Mr. Dinh Duc Quang, Director of Currency Business, UOB Vietnam Bank

In the first few days of November 2024, the market witnessed an increase in the VND interbank interest rate compared to the quite low average trading level in October. At the same time, the USD/VND exchange rate in the past few weeks has also rebounded, reaching near the highest level in mid-2024.

Data from the SBV showed that, as of November 1st, the overnight interest rate increased to 4.02%/year, the 1-week rate increased to 4.16%/year, and the 1-month rate increased to 4.81%/year.

Interbank interest rates rebound

Mr. Dinh Duc Quang, Director of Currency Business at UOB Vietnam Bank, said that these developments are quite similar to the recent sharp fluctuations in the global foreign exchange and monetary markets due to significant events such as conflicts in Ukraine and the Middle East, which show no signs of cooling down, the unpredictable outcome of the election in the world’s largest market, and the varying speed of economic development among major economies, leading to multiple trends in asset and investment risk diversification and distribution.

From a global perspective, US economic data remains surprisingly strong compared to other major economies, despite the USD interest rate remaining high over the past two years. The USD depreciated in September after the US Federal Reserve (Fed) cut interest rates by a high of 50 points. However, in October, the greenback almost regained its entire lost value after solid economic data was released (economic development, solid new jobs, and falling inflation).

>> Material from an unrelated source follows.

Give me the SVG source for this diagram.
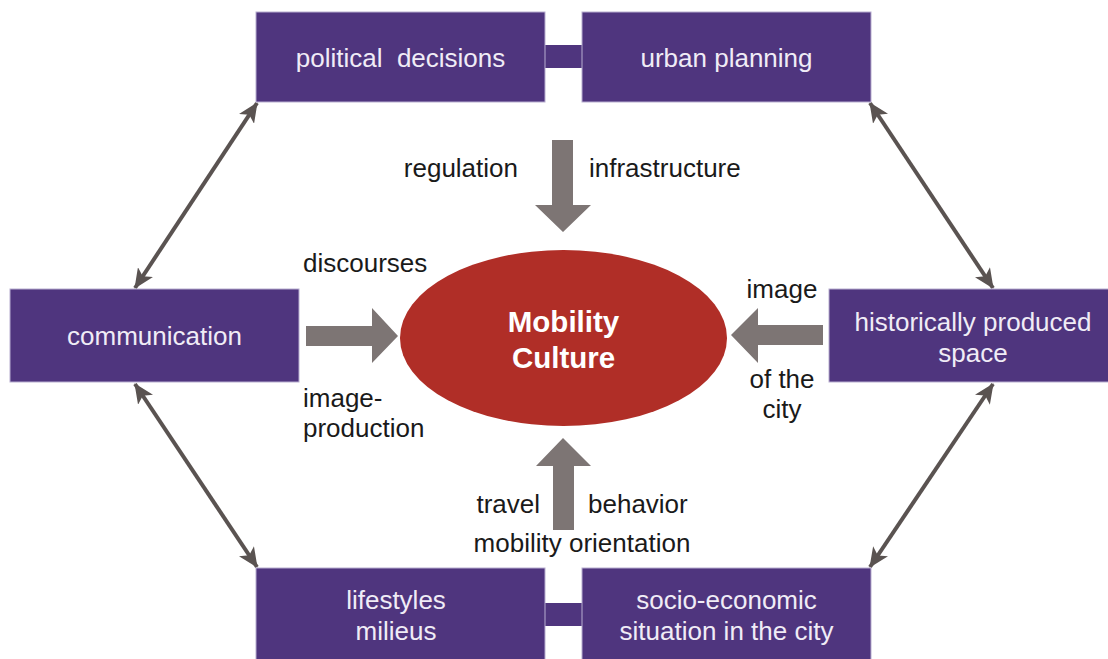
<svg xmlns="http://www.w3.org/2000/svg" width="1108" height="659" viewBox="0 0 1108 659">
<defs>
<style>
.box{fill:#4f357e;stroke:#b8aed0;stroke-width:1}
.bt{font-family:"Liberation Sans",Arial,sans-serif;font-size:26px;fill:#f0ecf6;text-anchor:middle}
.lb{font-family:"Liberation Sans",Arial,sans-serif;font-size:26px;fill:#1a1a1a}
.big{fill:#7d7574}
.con{stroke:#5a5351;stroke-width:4;fill:none;marker-start:url(#ah);marker-end:url(#ah)}
</style>
<marker id="ah" viewBox="0 0 20 18" refX="19" refY="9" markerWidth="20" markerHeight="18" markerUnits="userSpaceOnUse" orient="auto-start-reverse">
<path d="M0,0 L20,9 L0,18 L5,9 Z" fill="#5a5351"/>
</marker>
</defs>
<rect width="1108" height="659" fill="#ffffff"/>

<g id="connectors">
<path class="con" d="M135,288 L257,103"/>
<path class="con" d="M993,288 L870,103"/>
<path class="con" d="M135,384 L257,567"/>
<path class="con" d="M993,384 L870,567"/>
</g>

<g id="top-link"><rect x="544" y="45" width="39" height="23" fill="#4f357e"/></g>
<g id="bottom-link"><rect x="544" y="603" width="39" height="23" fill="#4f357e"/></g>

<g id="political-decisions">
<rect class="box" x="256" y="12" width="289" height="90"/>
<text class="bt" x="400.5" y="67" xml:space="preserve">political  decisions</text>
</g>
<g id="urban-planning">
<rect class="box" x="582" y="12" width="289" height="90"/>
<text class="bt" x="726.5" y="67">urban planning</text>
</g>
<g id="communication">
<rect class="box" x="10" y="289" width="289" height="93"/>
<text class="bt" x="154.5" y="345">communication</text>
</g>
<g id="historically-produced-space">
<rect class="box" x="829" y="289" width="285" height="93"/>
<text class="bt" x="973" y="331">historically produced</text>
<text class="bt" x="973" y="362">space</text>
</g>
<g id="lifestyles-milieus">
<rect class="box" x="256" y="568" width="289" height="96"/>
<text class="bt" x="396" y="609">lifestyles</text>
<text class="bt" x="396" y="640">milieus</text>
</g>
<g id="socio-economic">
<rect class="box" x="582" y="568" width="289" height="96"/>
<text class="bt" x="726.5" y="609">socio-economic</text>
<text class="bt" x="726.5" y="640">situation in the city</text>
</g>

<g id="mobility-culture">
<ellipse cx="563.5" cy="338" rx="163.5" ry="88" fill="#b02e27"/>
<text x="563.5" y="332" font-family="Liberation Sans,Arial,sans-serif" font-size="29.5" font-weight="bold" fill="#ffffff" text-anchor="middle">Mobility</text>
<text x="563.5" y="368" font-family="Liberation Sans,Arial,sans-serif" font-size="29.5" font-weight="bold" fill="#ffffff" text-anchor="middle">Culture</text>
</g>

<g id="big-arrows">
<path class="big" d="M552,140 L573,140 L573,205 L591,205 L563,232 L535,205 L552,205 Z"/>
<path class="big" d="M553,530 L574,530 L574,466 L591,466 L563,438 L536,466 L553,466 Z"/>
<path class="big" d="M306,326 L372,326 L372,308 L398,336 L372,363 L372,346 L306,346 Z"/>
<path class="big" d="M823,325 L758,325 L758,308 L731,335 L758,363 L758,345 L823,345 Z"/>
</g>

<g id="labels">
<text class="lb" x="518" y="177" text-anchor="end">regulation</text>
<text class="lb" x="589" y="177">infrastructure</text>
<text class="lb" x="303" y="272">discourses</text>
<text class="lb" x="303" y="407">image-</text>
<text class="lb" x="303" y="437">production</text>
<text class="lb" x="782" y="298" text-anchor="middle">image</text>
<text class="lb" x="782" y="388" text-anchor="middle">of the</text>
<text class="lb" x="782" y="418" text-anchor="middle">city</text>
<text class="lb" x="540" y="513" text-anchor="end">travel</text>
<text class="lb" x="588" y="513">behavior</text>
<text class="lb" x="582" y="552" text-anchor="middle">mobility orientation</text>
</g>
</svg>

In the domestic market, given these circumstances, the State Bank has intervened to stabilize the markets. When the USD/VND exchange rate increased sharply, the managing agency issued bills to absorb excess liquidity from the market to ease the pressure on the exchange rate. Foreign exchange trading data over the past few months has shown a relatively large demand for foreign currency purchases from the State Treasury, along with the Treasury reducing VND deposits in the commercial banking system. When the market needed more VND liquidity, the SBV provided support through the open market operation channel.

According to reference data up to the end of November 4th, the bill issuance balance was about VND 80 trillion (absorption channel) while the open market operation balance was VND 50 trillion (injection channel). Mr. Quang stated that the SBV has been and is harmoniously using market stabilization tools, indicating no liquidity shortage in the market. Deposit interest rates for individuals and enterprises at commercial banks remained stable in October and early November, confirming that the market showed no signs of liquidity shortage.

Source: VietstockFinance

Based on the fundamentals and the positive potential of the Vietnamese economy in 2024 and 2025, Mr. Quang forecasts that the SBV will not adjust policy interest rates (refinancing rate, rediscount rate, and deposit interest rate ceiling) and will continue to actively use commercial intervention interest rates (bill issuance rate, open market operation rate) to maintain the short-term 3-month mobilization rate at around 3-4% and the long-term 12-month rate at 5-6%.

Given that Vietnam continues to ensure major balances, trade surpluses, attract foreign investment, and increase remittances and tourism growth, Mr. Quang expects the USD/VND exchange rate to fluctuate around 3% annually, with the rate at VND 25,200/USD in Q4/2024, VND 25,000/USD in Q1/2025, VND 24,800/USD in Q2/2025, and VND 24,600/USD in Q3/2025. At the same time, “the election results in the US will have little direct impact on VND interest rates and the USD/VND exchange rate, as the domestic currency has been and is being tightly managed within the framework of long-term commercial and investment activities rather than short-term investment and speculation”, added Mr. Quang.